Fat Acceptance vs. Body Acceptance
They are two very different band wagons here that often get lumped into together. Fat acceptance is loving your or others larger bodies, finding it sexy and appealing and loving your life and everything that comes with it. (simplified definition)
Body acceptance is loving your body, whatever the size/shape may be and loving the ever changing facets of it. The understanding that you may not be able to achieve a higher standard of hot body. Not letting Photoshop be the standard for impressionable women and young ladies everywhere. I tend to wain on the latter.
Because bodies are bodies, man. I hate seeing supportive people of one group hating on another. Shaming skinny bodies, shaming tall bodies, shaming short bodies. Just, can we…can we just fucking stop? With all of this? Like…all of it.
Some of negative assumptions of these new fat acceptance movements is the backlash that are targeting men. Men cry out “but we’re not attracted to these body types!! You can’t make us love you!!!”
Noooo. I don’t think that’s what they’re trying to do. Kind of the opposite. Movement isn’t about changing YOUR lifestyle, it’s about accepting OURS. You go ahead and keep on love’n whatever floats your boat.

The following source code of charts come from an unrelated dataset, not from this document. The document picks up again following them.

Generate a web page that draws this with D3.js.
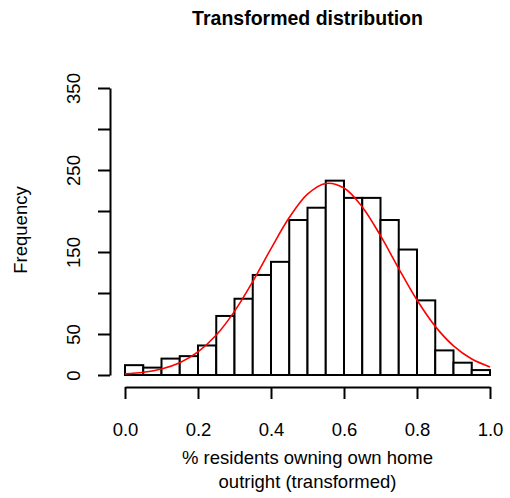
<!DOCTYPE html>
<html>
<head>
<meta charset="utf-8">
<script src="https://cdn.jsdelivr.net/npm/d3@7"></script>
<style>
  body { margin: 0; background: #fff; }
  text { font-family: "Liberation Sans", Arial, Helvetica, sans-serif; fill: #000; }
</style>
</head>
<body>
<svg id="chart" width="510" height="498"></svg>
<script>
// Histogram bins (bin start values, width 0.05) and counts
const binStarts = [0.00,0.05,0.10,0.15,0.20,0.25,0.30,0.35,0.40,0.45,0.50,0.55,0.60,0.65,0.70,0.75,0.80,0.85,0.90,0.95];
const binWidth = 0.05;
const counts = [12,9,20,23,36,72,93,122,138,189,204,237,216,216,189,153,91,30,15,6];
// Fitted normal curve, read at 0.05 steps
const curveX = [0.00,0.05,0.10,0.15,0.20,0.25,0.30,0.35,0.40,0.45,0.50,0.55,0.60,0.65,0.70,0.75,0.80,0.85,0.90,0.95,1.00];
const curveY = [1.4,3.4,7.4,15.0,28.2,48.7,77.6,113.9,154.1,192.0,220.6,233.6,228.0,205.0,169.9,129.8,91.4,59.3,35.5,19.5,9.9];
// Tick values
const xTicks = [0.0,0.2,0.4,0.6,0.8,1.0];
const yTicks = [0,50,100,150,200,250,300,350];
const yTickLabels = ["0","50","","150","","250","","350"];
const titleText = "Transformed distribution";
const xLabelLines = ["% residents owning own home","outright (transformed)"];
const yLabelText = "Frequency";

const svg = d3.select("#chart");
svg.append("rect").attr("width",510).attr("height",498).attr("fill","#fff");

const x = d3.scaleLinear().domain([0,1]).range([125,490]);
const y = d3.scaleLinear().domain([0,350]).range([375,88]);

// Bars
svg.append("g").selectAll("rect").data(binStarts).join("rect")
  .attr("x", d => x(d))
  .attr("y", (d,i) => y(counts[i]))
  .attr("width", d => x(d + binWidth) - x(d))
  .attr("height", (d,i) => y(0) - y(counts[i]))
  .attr("fill","#fff").attr("stroke","#000").attr("stroke-width",2);

// Curve
const line = d3.line().x((d,i)=>x(curveX[i])).y(d=>y(d)).curve(d3.curveCatmullRom);
svg.append("path").datum(curveY).attr("d", line)
  .attr("fill","none").attr("stroke","#ff0000").attr("stroke-width",1.6);

// X axis
const xAxis = svg.append("g").attr("transform","translate(0,387)")
  .call(d3.axisBottom(x).tickValues(xTicks).tickFormat(d3.format(".1f")).tickSize(12).tickSizeOuter(0));
xAxis.select(".domain").attr("stroke-width",2);
xAxis.selectAll(".tick line").attr("stroke-width",2);
xAxis.selectAll(".tick text").attr("y",48.5).attr("dy",null)
  .style("font-size","18.5px");

// Y axis
const yAxis = svg.append("g").attr("transform","translate(110,0)")
  .call(d3.axisLeft(y).tickValues(yTicks).tickFormat((d,i)=>yTickLabels[i]).tickSize(12).tickSizeOuter(0));
yAxis.select(".domain").attr("stroke-width",2);
yAxis.selectAll(".tick line").attr("stroke-width",2);
yAxis.selectAll(".tick text")
  .attr("transform","rotate(-90)")
  .attr("x",0).attr("y",-30).attr("dy",null)
  .attr("text-anchor","middle")
  .style("font-size","18.5px");
svg.selectAll(".tick text").attr("font-family",null);

// Title
svg.append("text").attr("x",307.5).attr("y",25).attr("text-anchor","middle")
  .style("font-size","19.5px").style("font-weight","bold").text(titleText);

// X label
svg.append("g").selectAll("text").data(xLabelLines).join("text")
  .attr("x",307.5).attr("y",(d,i)=>464+i*23.5).attr("text-anchor","middle")
  .style("font-size","18.5px").text(d=>d);

// Y label
svg.append("text").attr("transform","translate(27,230) rotate(-90)")
  .attr("text-anchor","middle").style("font-size","18.5px").text(yLabelText);
</script>
</body>
</html>
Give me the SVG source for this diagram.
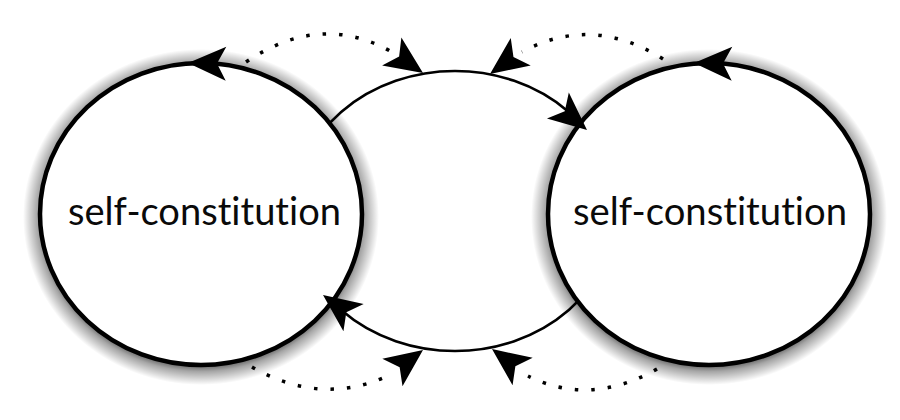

You know what, I’m gonna say it.
I’m gonna say the thing that so many women (and MEN) sometimes think about themselves. Sometimes, I just really fucking hate my body. Sometimes I know why, cause I just murdered some serious burgers, cupcakes and beer for the last month. Sometimes I hate that I can’t tan. Sometimes I hate how my hair is getting thin, hate how my knees look in shorts, hate my Grama arms. I hate how my body hurts when I dont want it to, hate how inflexible it’s becoming, I hate when my I eat something and out of nowhere it doesn’t agree with me. I hate that my boobs hurt all the time and how flat my feet are. And what’s worse, I hate it the most when I’m working on it the hardest…
Sometimes I hate it: When I’m running, when I’m doing Crossfit, when I’m bench pressing 100lbs, or after hours of taekwondo, when I’m giving it plenty of veggies and water, when I’m using sunblock, when I’m taking vitamins, when I’m at the doctors and he tells me my blood pressure and cholesterol are perfect. I hate when the vagina doctor has to stick stuff up my hoo-ha for check ups. I hate getting on that fucking scale. I hate looking at my lil chubby toes when I’m getting a pedicure. I hate getting naked in front of people and most of all, I hate walking by anything with a reflection.
Sometimes my hate is valid, but most of the time I’m being just crazy insecure for no good reason. Sometimes, I super duper love my body and I think it’s awesome and strong and sexy. But we all have that dark scary part in our brain. The ever comfortable self-loathing part. And no one likes to admit that they totally shame themselves. Shaaaaame. For SHAAAAAME. Even when you’re working on a healthier body sometimes you’re even harder on yourself!
Because I have not accepted that this IS my body. And neither has anyone else.
How do I know that no one else has?
Because they think it belongs to them. They think they can grab that big round ass in front of them. They think they can stare at me and call me ‘tree trunk legs’ as I walk by. They think they’re allowed to tell me to ‘come sit on my face, bitch!’. They think they’re allowed to call me a ‘fat c*nt’ as I walk by because I don’t accept their advances. You know why I don’t run outside anymore? Because some asshole saw me running from the car and yelled ‘run fatty run!’. It sucks that this one comment messed with me so much it completely made me limit myself from… OUTSIDE. Some people think they can just touch and treat my body as public property.
They think I don’t already think the worst things about my own body.
They think that my body…..does not belong to me.
And neither do I.
Why do we need a Body Acceptance?
So I can look in the fucking mirror for ONCE and appreciate the hard work I put into it.
It does not matter how many nutritious meals I eat, how many pounds I lose, how tan I get, how pretty my nails are, how many hours I work out, how often I stretch to prevent injuries, how many miles I log for the week, how much anti-aging firming lotion I use, how many different types of vitamins I take, how many health check-ups I have, how often I get my hair cut. It does not matter how well you take care of your body. It means shit if at the end of the day you still can’t stand what you’re working with.
THAT is what this is all about. Recognizing that your body as your own, you are free to treat it however you want. You can be fat, skinny, lumpy, firm, muscular – whatever. I believe in the healthy treatment of your body is the quickest way to acceptance. Work on the internal securities, so when you get the external insults you have a strong foundation to stand on and let it roll on off your back.
It’s not about forcing anyone else to love your body type, or to love the methods of how you treat your body.
What this whole ‘acceptance’ thing is: For others to accept that they don’t have a say in it. AND for the people (PEOPLE, not just women) to understand there will always be assholes and sometimes you just gotta grow a thicker skin and take back the control.
A lot less public harassment, a little more thick skin and I think we’ll be in good shape.
Get it? See what I did there….
TL;DR: Fat Acceptance is different from Body Acceptance. Don’t let people treat your bodies like a piece of public property. Take care of it and love it. And people are dicks.